Extract, in full, the lines below, beginning at the first and ending with the line that contains "Chart.register(...registerables);". Pictures do not belong in the copy.
>> BEGIN AVAILABLE DATA
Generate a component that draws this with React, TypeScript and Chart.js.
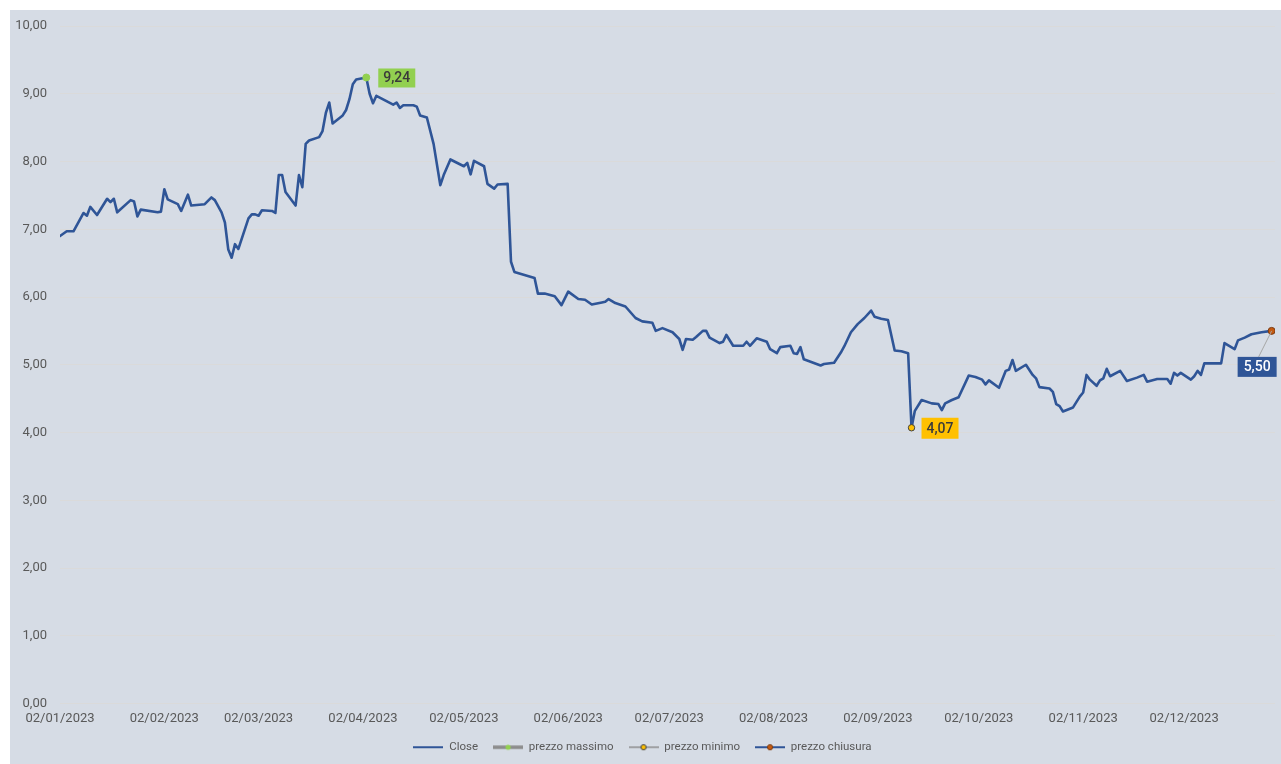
import React, { useEffect, useRef } from 'react';
import { Chart, registerables } from 'chart.js';

Chart.register(...registerables);

// ---- Data ----
const dates: string[] = [
  '2023-01-02', '2023-01-04', '2023-01-06', '2023-01-09', '2023-01-10', '2023-01-11', '2023-01-13', '2023-01-16',
  '2023-01-17', '2023-01-18', '2023-01-19', '2023-01-23', '2023-01-24', '2023-01-25', '2023-01-26', '2023-01-31',
  '2023-02-01', '2023-02-02', '2023-02-03', '2023-02-06', '2023-02-07', '2023-02-09', '2023-02-10', '2023-02-14',
  '2023-02-16', '2023-02-17', '2023-02-19', '2023-02-20', '2023-02-21', '2023-02-22', '2023-02-23', '2023-02-24',
  '2023-02-27', '2023-02-28', '2023-03-01', '2023-03-02', '2023-03-03', '2023-03-06', '2023-03-07', '2023-03-08',
  '2023-03-09', '2023-03-10', '2023-03-13', '2023-03-14', '2023-03-15', '2023-03-16', '2023-03-17', '2023-03-20',
  '2023-03-21', '2023-03-22', '2023-03-23', '2023-03-24', '2023-03-27', '2023-03-28', '2023-03-29', '2023-03-30',
  '2023-03-31', '2023-04-03', '2023-04-04', '2023-04-05', '2023-04-06', '2023-04-11', '2023-04-12', '2023-04-13',
  '2023-04-14', '2023-04-17', '2023-04-18', '2023-04-19', '2023-04-21', '2023-04-23', '2023-04-25', '2023-04-26',
  '2023-04-28', '2023-05-02', '2023-05-03', '2023-05-04', '2023-05-05', '2023-05-08', '2023-05-09', '2023-05-11',
  '2023-05-12', '2023-05-15', '2023-05-16', '2023-05-17', '2023-05-23', '2023-05-24', '2023-05-26', '2023-05-29',
  '2023-05-31', '2023-06-02', '2023-06-05', '2023-06-07', '2023-06-09', '2023-06-12', '2023-06-13', '2023-06-14',
  '2023-06-16', '2023-06-19', '2023-06-22', '2023-06-24', '2023-06-27', '2023-06-28', '2023-06-30', '2023-07-03',
  '2023-07-05', '2023-07-06', '2023-07-07', '2023-07-09', '2023-07-10', '2023-07-12', '2023-07-13', '2023-07-14',
  '2023-07-17', '2023-07-18', '2023-07-19', '2023-07-21', '2023-07-24', '2023-07-25', '2023-07-26', '2023-07-28',
  '2023-07-31', '2023-08-01', '2023-08-03', '2023-08-04', '2023-08-07', '2023-08-08', '2023-08-09', '2023-08-10',
  '2023-08-11', '2023-08-16', '2023-08-17', '2023-08-20', '2023-08-22', '2023-08-23', '2023-08-25', '2023-08-27',
  '2023-08-29', '2023-08-31', '2023-09-01', '2023-09-03', '2023-09-05', '2023-09-07', '2023-09-09', '2023-09-11',
  '2023-09-12', '2023-09-13', '2023-09-15', '2023-09-18', '2023-09-20', '2023-09-21', '2023-09-22', '2023-09-24',
  '2023-09-26', '2023-09-29', '2023-10-01', '2023-10-03', '2023-10-04', '2023-10-05', '2023-10-08', '2023-10-10',
  '2023-10-11', '2023-10-12', '2023-10-13', '2023-10-16', '2023-10-18', '2023-10-19', '2023-10-20', '2023-10-23',
  '2023-10-24', '2023-10-25', '2023-10-26', '2023-10-27', '2023-10-30', '2023-11-01', '2023-11-02', '2023-11-03',
  '2023-11-04', '2023-11-06', '2023-11-07', '2023-11-08', '2023-11-09', '2023-11-10', '2023-11-13', '2023-11-15',
  '2023-11-18', '2023-11-20', '2023-11-21', '2023-11-24', '2023-11-27', '2023-11-28', '2023-11-29', '2023-11-30',
  '2023-12-01', '2023-12-04', '2023-12-05', '2023-12-06', '2023-12-07', '2023-12-08', '2023-12-13', '2023-12-14',
  '2023-12-17', '2023-12-18', '2023-12-20', '2023-12-22', '2023-12-25', '2023-12-28',
];

const closeValues: number[] = [
  6.90, 6.97, 6.97, 7.24, 7.20, 7.33, 7.21, 7.45,
  7.40, 7.45, 7.25, 7.43, 7.41, 7.19, 7.29, 7.25,
  7.26, 7.59, 7.44, 7.37, 7.27, 7.51, 7.35, 7.37,
  7.47, 7.43, 7.25, 7.10, 6.70, 6.58, 6.78, 6.71,
  7.16, 7.22, 7.22, 7.20, 7.28, 7.27, 7.24, 7.80,
  7.80, 7.55, 7.35, 7.80, 7.62, 8.26, 8.31, 8.36,
  8.45, 8.72, 8.87, 8.56, 8.68, 8.76, 8.92, 9.14,
  9.21, 9.24, 9.00, 8.86, 8.97, 8.84, 8.87, 8.79,
  8.83, 8.83, 8.81, 8.68, 8.65, 8.26, 7.65, 7.80,
  8.03, 7.93, 7.98, 7.81, 8.01, 7.93, 7.67, 7.60,
  7.66, 7.67, 6.52, 6.37, 6.28, 6.05, 6.05, 6.01,
  5.88, 6.08, 5.97, 5.96, 5.89, 5.92, 5.93, 5.97,
  5.91, 5.86, 5.69, 5.64, 5.62, 5.50, 5.54, 5.48,
  5.38, 5.22, 5.38, 5.37, 5.41, 5.50, 5.50, 5.40,
  5.32, 5.34, 5.44, 5.28, 5.28, 5.34, 5.28, 5.39,
  5.34, 5.23, 5.17, 5.26, 5.28, 5.17, 5.16, 5.26,
  5.08, 4.99, 5.01, 5.03, 5.18, 5.27, 5.48, 5.60,
  5.69, 5.80, 5.71, 5.68, 5.66, 5.21, 5.20, 5.17,
  4.07, 4.32, 4.48, 4.43, 4.42, 4.33, 4.43, 4.48,
  4.52, 4.84, 4.82, 4.78, 4.71, 4.77, 4.66, 4.91,
  4.93, 5.07, 4.91, 5.00, 4.85, 4.80, 4.67, 4.65,
  4.60, 4.42, 4.39, 4.31, 4.37, 4.53, 4.59, 4.85,
  4.78, 4.69, 4.77, 4.80, 4.94, 4.83, 4.91, 4.76,
  4.81, 4.85, 4.75, 4.79, 4.79, 4.72, 4.88, 4.84,
  4.88, 4.78, 4.83, 4.91, 4.85, 5.02, 5.02, 5.32,
  5.23, 5.36, 5.40, 5.45, 5.48, 5.50,
];

const tickDates: string[] = [
  '2023-01-02', '2023-02-02', '2023-03-02', '2023-04-02', '2023-05-02', '2023-06-02',
  '2023-07-02', '2023-08-02', '2023-09-02', '2023-10-02', '2023-11-02', '2023-12-02',
];
const axisStartDate = '2023-01-02';
const axisEndDate = '2023-12-29';

const maxDate = '2023-04-03';
const maxValue = 9.24;
const minDate = '2023-09-12';
const minValue = 4.07;
const lastDate = '2023-12-28';
const lastValue = 5.5;

const seriesNames = ['Close', 'prezzo massimo', 'prezzo minimo', 'prezzo chiusura'];

const yMin = 0;
const yMax = 10;
const yStep = 1;

// ---- helpers ----
const DAY = 86400000;
const base = Date.parse(axisStartDate + 'T00:00:00Z');
const toDay = (s: string) => (Date.parse(s + 'T00:00:00Z') - base) / DAY;
const fmtNum = (v: number) => v.toFixed(2).replace('.', ',');
const pad2 = (n: number) => (n < 10 ? '0' + n : '' + n);
const fmtDate = (day: number) => {
  const d = new Date(base + Math.round(day) * DAY);
  return `${pad2(d.getUTCDate())}/${pad2(d.getUTCMonth() + 1)}/${d.getUTCFullYear()}`;
};

const BLUE = '#2F5597';
const GRAY = '#8C8C8C';
const GREEN = '#92D050';
const GOLD = '#FFC000';
const BROWN = '#C55A11';
const TEXT = '#595959';

function legendIcon(line: string, lw: number, fill?: string, stroke?: string) {
  const c = document.createElement('canvas');
  c.width = 30;
  c.height = 10;
  const g = c.getContext('2d')!;
  g.strokeStyle = line;
  g.lineWidth = lw;
  g.beginPath();
  g.moveTo(0, 5);
  g.lineTo(30, 5);
  g.stroke();
  if (fill) {
    g.beginPath();
    g.arc(15, 5, 2.6, 0, Math.PI * 2);
    g.fillStyle = fill;
    g.fill();
    if (stroke) {
      g.lineWidth = 1;
      g.strokeStyle = stroke;
      g.stroke();
    }
  }
  return c;
}

const labelPlugin = {
  id: 'extremeLabels',
  afterDatasetsDraw(chart: any) {
    const ctx: CanvasRenderingContext2D = chart.ctx;
    const specs = [
      { ds: 1, v: maxValue, dx: 12, dy: -9, w: 37, h: 19, bg: GREEN, fg: '#3A3A3A', leader: false },
      { ds: 2, v: minValue, dx: 10, dy: -10, w: 37, h: 21, bg: GOLD, fg: '#3A3A3A', leader: false },
      { ds: 3, v: lastValue, dx: -34, dy: 26, w: 39, h: 20, bg: BLUE, fg: '#FFFFFF', leader: true },
    ];
    ctx.save();
    for (const s of specs) {
      const el = chart.getDatasetMeta(s.ds).data[0];
      if (!el) continue;
      const px = el.x;
      const py = el.y;
      if (s.leader) {
        ctx.strokeStyle = '#A6A6A6';
        ctx.lineWidth = 1;
        ctx.beginPath();
        ctx.moveTo(px, py);
        ctx.lineTo(px - 13, py + s.dy);
        ctx.stroke();
      }
      ctx.fillStyle = s.bg;
      ctx.fillRect(px + s.dx, py + s.dy, s.w, s.h);
      ctx.fillStyle = s.fg;
      ctx.font = '500 14px Roboto';
      ctx.textAlign = 'center';
      ctx.textBaseline = 'middle';
      ctx.fillText(fmtNum(s.v), px + s.dx + s.w / 2, py + s.dy + s.h / 2 + 1);
    }
    ctx.restore();
  },
};

export default function App() {
  const ref = useRef<HTMLCanvasElement>(null);

  useEffect(() => {
    Chart.defaults.font.family = 'Roboto';
    const icons = [
      legendIcon(BLUE, 2),
      legendIcon(GRAY, 3.5, GREEN),
      legendIcon(GRAY, 1.5, GOLD, '#404040'),
      legendIcon(BLUE, 2, BROWN, '#7A3A10'),
    ];
    const closeData = dates.map((d, i) => ({ x: toDay(d), y: closeValues[i] }));

    const chart = new Chart(ref.current!, {
      type: 'line',
      data: {
        datasets: [
          {
            label: seriesNames[0],
            data: closeData,
            borderColor: BLUE,
            borderWidth: 2.6,
            borderJoinStyle: 'round',
            borderCapStyle: 'round',
            pointRadius: 0,
            tension: 0,
            order: 2,
          },
          {
            label: seriesNames[1],
            data: [{ x: toDay(maxDate), y: maxValue }],
            borderColor: GRAY,
            pointRadius: 3.5,
            pointBackgroundColor: GREEN,
            pointBorderColor: GREEN,
            order: 1,
          },
          {
            label: seriesNames[2],
            data: [{ x: toDay(minDate), y: minValue }],
            borderColor: GRAY,
            pointRadius: 3.2,
            pointBorderWidth: 1,
            pointBackgroundColor: GOLD,
            pointBorderColor: '#404040',
            order: 1,
          },
          {
            label: seriesNames[3],
            data: [{ x: toDay(lastDate), y: lastValue }],
            borderColor: BLUE,
            pointRadius: 3.5,
            pointBorderWidth: 1,
            pointBackgroundColor: BROWN,
            pointBorderColor: '#7A3A10',
            order: 1,
          },
        ],
      },
      options: {
        animation: false,
        responsive: true,
        maintainAspectRatio: false,
        layout: { padding: { left: 0, right: 6, top: 16, bottom: 1 } },
        events: [],
        scales: {
          x: {
            type: 'linear',
            min: 0,
            max: toDay(axisEndDate),
            grid: { display: false, drawTicks: false },
            border: { display: false },
            afterBuildTicks: (s: any) => {
              s.ticks = tickDates.map((d) => ({ value: toDay(d) }));
            },
            afterFit: (s: any) => {
              s.height = 23;
            },
            ticks: {
              autoSkip: false,
              maxRotation: 0,
              padding: 7,
              color: TEXT,
              font: { size: 13 },
              callback: (v: any) => fmtDate(Number(v)),
            },
          },
          y: {
            min: yMin,
            max: yMax,
            grid: { color: '#DADADA', lineWidth: 1, drawTicks: true, tickLength: 10, tickColor: 'rgba(0,0,0,0)' },
            border: { display: false },
            afterFit: (s: any) => {
              s.width = 50;
            },
            ticks: {
              stepSize: yStep,
              padding: 3,
              color: TEXT,
              font: { size: 13 },
              callback: (v: any) => fmtNum(Number(v)),
            },
          },
        },
        plugins: {
          tooltip: { enabled: false },
          legend: {
            position: 'bottom',
            labels: {
              usePointStyle: true,
              pointStyleWidth: 30,
              padding: 15,
              color: TEXT,
              font: { size: 11.5 },
              sort: (a: any, b: any) => a.datasetIndex - b.datasetIndex,
              generateLabels: (ch: any) => {
                const items = Chart.defaults.plugins.legend.labels.generateLabels(ch);
                return items.map((it: any) => ({ ...it, pointStyle: icons[it.datasetIndex] }));
              },
            },
          },
        },
      },
      plugins: [labelPlugin],
    } as any);

    return () => chart.destroy();
  }, []);

  return (
    <div
      style={{
        position: 'absolute',
        left: 10,
        top: 10,
        width: 1271,
        height: 754,
        background: '#D6DCE5',
      }}
    >
      <canvas ref={ref} />
    </div>
  );
}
>> END AVAILABLE DATA
THE ANSWER:
Generate a component that draws this with React, TypeScript and Chart.js.
import React, { useEffect, useRef } from 'react';
import { Chart, registerables } from 'chart.js';

Chart.register(...registerables);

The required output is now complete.